ここで誤解なきよう注釈をはさみたい。俺の乏しい地域感覚のなかでは、山鼻地区イコール上流階級(ほんとめちゃくちゃですんません)というのが刷りこまれている。なぜか、というのは長くなるのではしょる。次に、山鼻地区というのがどっからどこまでか、という地理的知識に欠けていた(ずばり、俺が住んでるのは山鼻地区なのだ、と気づくのにそう時間はかからなかった。なにせ、そのあと山鼻小学校にいきあたったのだから。その向かいは山鼻公園である)。そして、山鼻地区と東屯田通りの歴史的知識に乏しかった(じつは今も乏しい)。簡単に言ってしまえば、俺はここいらのことをよく知らん、ということだ。したがって、なんたらかんたらヤマハナ、というマンション名を目にした時の俺の心理状態を言語化すると次のようになる。
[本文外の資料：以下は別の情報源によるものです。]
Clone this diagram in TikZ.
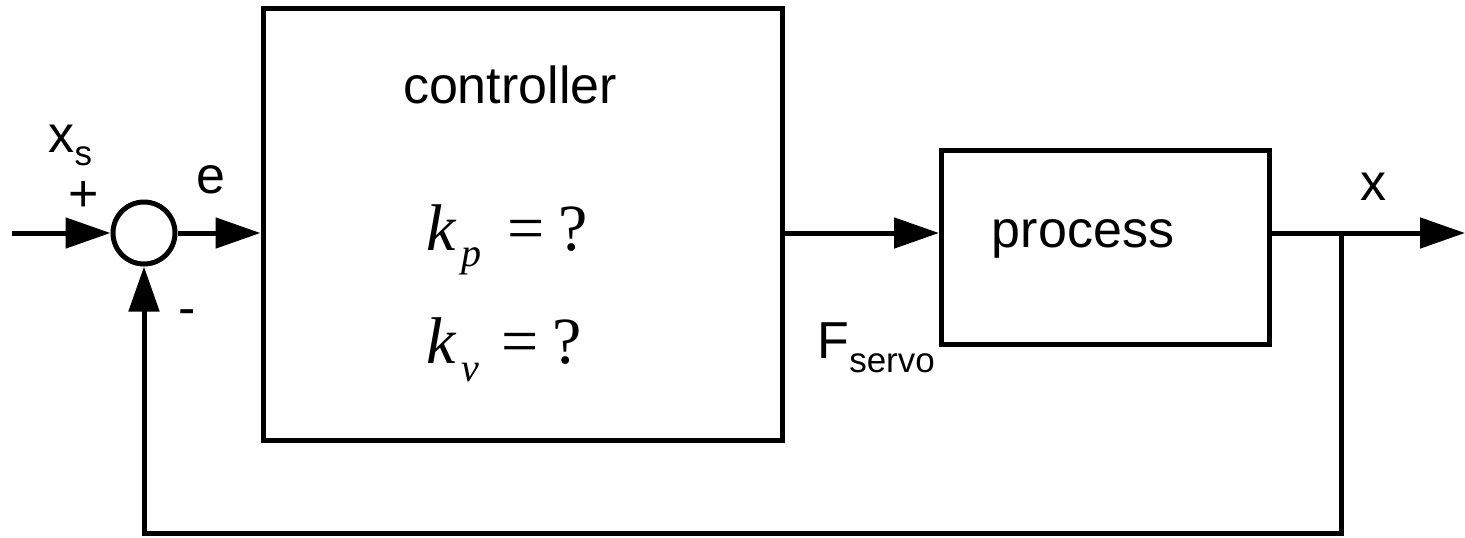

「なんだなんだ、なにがヤマハナだこの野郎。おたかくとまりやがってこの野郎。ここは東屯田だぞこの野郎(ここで地理的致命的間違い)。ちょっと金があると思いやがってこの野郎。赤いボルボに乗りやがってこの野郎。ここいらまでおまえら山鼻人のシマにしようってかこの野郎(誤解と偏見に満ちた言葉、山鼻人ついに登場)。そうはいかねえぞこの野郎。ここいらは本来東屯田っていってなあ、庶民とヤクザの街なんだこの野郎(もうむちゃくちゃである)。山鼻人め、来るなら来やがれ、俺も東屯田人のはしくれだこの野郎。屯田魂を(なんだそりゃ)目にもの見せてくれるわ」
さて、今なら冷静に考えられる。まず、俺が住んでいるところは山鼻地区である。そして、これがでかいのだが、東屯田通りはあくまで通りの名前であって地域名ではないらしいということ。俺のなかに山鼻地区にたいして階級差別的偏見があったということ(いわく、高そうなマンションに住んでいる、赤いボルボに乗っている、奥さんが美人でサングラスをかけている)。この結果、正統的山鼻人、つまり庶民的でつい秋には大根干しちゃうような人達を東屯田人と位置付けてしまい、高層マンションにどっかから移り住んできた人達のことを山鼻人と名付けてしまったのだ(ほんとはエセ山鼻人。まあ貧乏だが俺もエセ東屯田人)。なにを言いたいのかよくわからなくなってきた。すまん。まあ俺はこれから階級の違う人達と戦うぞ、と。その人達は新しいマンションに住んでるぞ、と。金あるぞ少なくとも俺よりは、と。ちくしょう見てろよ、と。この野郎赤いボルボめ、と。絶対に、ぜぇーったいに俺のほうが楽しい人生を送ってやるんだもんね、と。
ちくしょうぐっちゃぐっちゃだが、以上貧乏人の遠吠えだったのだった。そして今年は終わるのだ。ゆく年、くる年、よいお年を。